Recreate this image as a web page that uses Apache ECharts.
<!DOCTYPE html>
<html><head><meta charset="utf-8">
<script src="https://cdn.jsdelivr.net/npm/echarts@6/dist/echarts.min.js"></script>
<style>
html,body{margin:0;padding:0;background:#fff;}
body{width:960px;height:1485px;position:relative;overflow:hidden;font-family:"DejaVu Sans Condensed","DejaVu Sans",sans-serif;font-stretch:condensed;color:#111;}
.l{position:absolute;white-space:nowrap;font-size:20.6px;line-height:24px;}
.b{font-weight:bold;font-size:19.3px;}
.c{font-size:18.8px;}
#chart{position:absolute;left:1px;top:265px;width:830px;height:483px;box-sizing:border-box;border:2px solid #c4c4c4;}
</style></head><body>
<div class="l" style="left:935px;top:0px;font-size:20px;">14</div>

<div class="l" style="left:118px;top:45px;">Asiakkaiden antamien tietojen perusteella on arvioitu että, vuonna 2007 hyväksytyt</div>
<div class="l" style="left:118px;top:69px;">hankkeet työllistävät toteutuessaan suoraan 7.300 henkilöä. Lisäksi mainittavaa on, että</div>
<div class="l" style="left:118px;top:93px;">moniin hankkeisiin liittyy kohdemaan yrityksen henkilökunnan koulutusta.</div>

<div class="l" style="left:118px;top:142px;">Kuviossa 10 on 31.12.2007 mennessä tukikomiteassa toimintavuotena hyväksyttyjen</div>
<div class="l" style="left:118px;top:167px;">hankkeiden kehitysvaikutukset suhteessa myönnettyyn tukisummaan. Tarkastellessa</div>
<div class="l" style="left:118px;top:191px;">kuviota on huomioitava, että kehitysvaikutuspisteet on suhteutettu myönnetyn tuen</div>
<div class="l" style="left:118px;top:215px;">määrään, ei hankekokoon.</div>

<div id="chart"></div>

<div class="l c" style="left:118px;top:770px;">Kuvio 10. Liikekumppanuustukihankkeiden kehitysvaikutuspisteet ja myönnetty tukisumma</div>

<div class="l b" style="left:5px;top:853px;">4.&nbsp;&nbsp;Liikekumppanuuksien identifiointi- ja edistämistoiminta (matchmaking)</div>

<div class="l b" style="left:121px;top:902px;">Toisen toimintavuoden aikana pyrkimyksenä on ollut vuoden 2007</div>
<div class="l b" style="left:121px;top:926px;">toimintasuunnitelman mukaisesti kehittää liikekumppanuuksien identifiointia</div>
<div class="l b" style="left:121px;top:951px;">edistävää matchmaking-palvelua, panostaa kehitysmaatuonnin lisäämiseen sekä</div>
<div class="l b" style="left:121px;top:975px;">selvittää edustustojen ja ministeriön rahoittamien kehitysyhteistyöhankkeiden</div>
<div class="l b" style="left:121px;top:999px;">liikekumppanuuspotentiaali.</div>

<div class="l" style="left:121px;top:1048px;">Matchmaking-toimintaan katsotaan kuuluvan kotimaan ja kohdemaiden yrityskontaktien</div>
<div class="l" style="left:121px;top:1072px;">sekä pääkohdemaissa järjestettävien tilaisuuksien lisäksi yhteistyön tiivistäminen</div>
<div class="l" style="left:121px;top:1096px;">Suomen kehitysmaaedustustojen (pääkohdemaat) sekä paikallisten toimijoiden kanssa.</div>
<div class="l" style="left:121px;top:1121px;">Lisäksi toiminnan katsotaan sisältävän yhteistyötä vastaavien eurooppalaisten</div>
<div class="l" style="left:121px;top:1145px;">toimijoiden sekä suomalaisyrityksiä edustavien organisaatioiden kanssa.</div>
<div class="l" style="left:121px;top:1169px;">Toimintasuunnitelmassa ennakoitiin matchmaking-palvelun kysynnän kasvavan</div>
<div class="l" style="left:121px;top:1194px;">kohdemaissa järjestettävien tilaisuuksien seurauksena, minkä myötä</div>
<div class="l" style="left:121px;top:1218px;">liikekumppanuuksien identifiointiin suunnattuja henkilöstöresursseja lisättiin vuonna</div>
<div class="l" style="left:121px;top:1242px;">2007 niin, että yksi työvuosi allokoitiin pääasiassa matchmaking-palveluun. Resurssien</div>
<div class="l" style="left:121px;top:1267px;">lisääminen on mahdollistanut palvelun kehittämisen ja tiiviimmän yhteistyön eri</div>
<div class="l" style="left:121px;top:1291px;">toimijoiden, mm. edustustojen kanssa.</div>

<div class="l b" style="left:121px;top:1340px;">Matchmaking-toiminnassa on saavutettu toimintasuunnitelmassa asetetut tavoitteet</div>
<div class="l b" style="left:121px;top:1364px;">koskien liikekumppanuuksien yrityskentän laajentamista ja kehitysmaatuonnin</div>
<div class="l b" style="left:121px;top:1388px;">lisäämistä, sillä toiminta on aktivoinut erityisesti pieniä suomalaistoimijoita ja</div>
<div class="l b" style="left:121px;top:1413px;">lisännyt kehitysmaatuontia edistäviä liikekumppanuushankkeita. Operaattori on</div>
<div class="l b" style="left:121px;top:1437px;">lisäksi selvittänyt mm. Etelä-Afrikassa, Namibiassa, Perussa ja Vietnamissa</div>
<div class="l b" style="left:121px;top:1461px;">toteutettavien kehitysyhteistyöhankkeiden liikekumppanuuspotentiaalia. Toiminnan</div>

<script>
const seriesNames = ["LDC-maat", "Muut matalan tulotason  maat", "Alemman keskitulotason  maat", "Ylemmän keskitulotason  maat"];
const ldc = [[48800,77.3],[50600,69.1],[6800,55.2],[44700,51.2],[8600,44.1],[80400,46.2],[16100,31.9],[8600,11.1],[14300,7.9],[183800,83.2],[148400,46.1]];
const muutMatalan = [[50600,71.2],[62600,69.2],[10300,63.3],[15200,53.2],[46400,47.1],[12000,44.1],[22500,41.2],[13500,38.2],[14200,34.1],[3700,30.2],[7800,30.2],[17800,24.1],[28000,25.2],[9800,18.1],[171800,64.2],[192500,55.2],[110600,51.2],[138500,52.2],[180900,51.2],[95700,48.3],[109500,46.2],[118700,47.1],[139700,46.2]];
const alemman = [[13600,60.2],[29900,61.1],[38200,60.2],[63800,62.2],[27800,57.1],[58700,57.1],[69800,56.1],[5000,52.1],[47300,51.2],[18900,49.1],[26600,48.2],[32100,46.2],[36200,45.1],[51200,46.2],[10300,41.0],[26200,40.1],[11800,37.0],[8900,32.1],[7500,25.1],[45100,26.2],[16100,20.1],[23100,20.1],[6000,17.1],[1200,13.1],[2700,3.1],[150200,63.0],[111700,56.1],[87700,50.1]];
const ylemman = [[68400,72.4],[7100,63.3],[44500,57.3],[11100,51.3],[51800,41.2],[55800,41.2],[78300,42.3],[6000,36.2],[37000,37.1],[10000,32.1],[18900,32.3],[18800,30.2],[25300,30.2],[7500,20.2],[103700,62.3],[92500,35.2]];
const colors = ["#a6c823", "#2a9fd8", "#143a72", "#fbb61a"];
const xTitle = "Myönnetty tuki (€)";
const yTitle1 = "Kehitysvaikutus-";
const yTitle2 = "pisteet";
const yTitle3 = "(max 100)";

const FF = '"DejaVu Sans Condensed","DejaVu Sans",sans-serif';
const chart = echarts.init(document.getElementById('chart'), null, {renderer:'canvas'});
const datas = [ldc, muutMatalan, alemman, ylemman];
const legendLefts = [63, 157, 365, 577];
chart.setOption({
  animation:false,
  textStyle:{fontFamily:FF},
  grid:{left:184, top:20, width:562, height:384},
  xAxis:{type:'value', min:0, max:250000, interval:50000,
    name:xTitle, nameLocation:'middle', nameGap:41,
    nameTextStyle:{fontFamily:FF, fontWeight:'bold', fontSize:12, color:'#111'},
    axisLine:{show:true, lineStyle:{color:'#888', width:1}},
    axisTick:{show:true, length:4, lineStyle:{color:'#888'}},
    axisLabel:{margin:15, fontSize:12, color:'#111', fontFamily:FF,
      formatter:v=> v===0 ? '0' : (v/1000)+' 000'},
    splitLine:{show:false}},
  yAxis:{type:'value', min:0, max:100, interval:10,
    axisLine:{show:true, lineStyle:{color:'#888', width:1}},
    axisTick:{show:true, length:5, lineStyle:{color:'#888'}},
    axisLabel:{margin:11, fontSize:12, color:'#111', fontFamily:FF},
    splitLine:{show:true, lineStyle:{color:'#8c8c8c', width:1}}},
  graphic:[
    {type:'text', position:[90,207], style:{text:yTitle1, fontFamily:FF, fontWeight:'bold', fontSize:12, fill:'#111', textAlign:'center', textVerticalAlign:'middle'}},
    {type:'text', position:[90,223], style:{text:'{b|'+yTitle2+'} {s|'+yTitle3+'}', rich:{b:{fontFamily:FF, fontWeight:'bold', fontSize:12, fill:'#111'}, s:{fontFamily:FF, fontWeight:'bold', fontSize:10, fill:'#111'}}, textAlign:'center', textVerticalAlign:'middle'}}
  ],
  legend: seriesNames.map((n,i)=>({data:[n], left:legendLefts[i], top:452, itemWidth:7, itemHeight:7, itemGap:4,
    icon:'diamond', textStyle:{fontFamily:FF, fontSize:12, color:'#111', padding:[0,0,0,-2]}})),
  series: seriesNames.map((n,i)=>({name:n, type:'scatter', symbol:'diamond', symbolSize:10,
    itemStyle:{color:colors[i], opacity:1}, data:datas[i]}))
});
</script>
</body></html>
☆ ☆ ☆ ☆
#### [Direction]
Give back exactly the material above from its opening line to the line bearing "ja edistämistoiminta (matchmaking)</div>".

#### [Exercise response]
Recreate this image as a web page that uses Apache ECharts.
<!DOCTYPE html>
<html><head><meta charset="utf-8">
<script src="https://cdn.jsdelivr.net/npm/echarts@6/dist/echarts.min.js"></script>
<style>
html,body{margin:0;padding:0;background:#fff;}
body{width:960px;height:1485px;position:relative;overflow:hidden;font-family:"DejaVu Sans Condensed","DejaVu Sans",sans-serif;font-stretch:condensed;color:#111;}
.l{position:absolute;white-space:nowrap;font-size:20.6px;line-height:24px;}
.b{font-weight:bold;font-size:19.3px;}
.c{font-size:18.8px;}
#chart{position:absolute;left:1px;top:265px;width:830px;height:483px;box-sizing:border-box;border:2px solid #c4c4c4;}
</style></head><body>
<div class="l" style="left:935px;top:0px;font-size:20px;">14</div>

<div class="l" style="left:118px;top:45px;">Asiakkaiden antamien tietojen perusteella on arvioitu että, vuonna 2007 hyväksytyt</div>
<div class="l" style="left:118px;top:69px;">hankkeet työllistävät toteutuessaan suoraan 7.300 henkilöä. Lisäksi mainittavaa on, että</div>
<div class="l" style="left:118px;top:93px;">moniin hankkeisiin liittyy kohdemaan yrityksen henkilökunnan koulutusta.</div>

<div class="l" style="left:118px;top:142px;">Kuviossa 10 on 31.12.2007 mennessä tukikomiteassa toimintavuotena hyväksyttyjen</div>
<div class="l" style="left:118px;top:167px;">hankkeiden kehitysvaikutukset suhteessa myönnettyyn tukisummaan. Tarkastellessa</div>
<div class="l" style="left:118px;top:191px;">kuviota on huomioitava, että kehitysvaikutuspisteet on suhteutettu myönnetyn tuen</div>
<div class="l" style="left:118px;top:215px;">määrään, ei hankekokoon.</div>

<div id="chart"></div>

<div class="l c" style="left:118px;top:770px;">Kuvio 10. Liikekumppanuustukihankkeiden kehitysvaikutuspisteet ja myönnetty tukisumma</div>

<div class="l b" style="left:5px;top:853px;">4.&nbsp;&nbsp;Liikekumppanuuksien identifiointi- ja edistämistoiminta (matchmaking)</div>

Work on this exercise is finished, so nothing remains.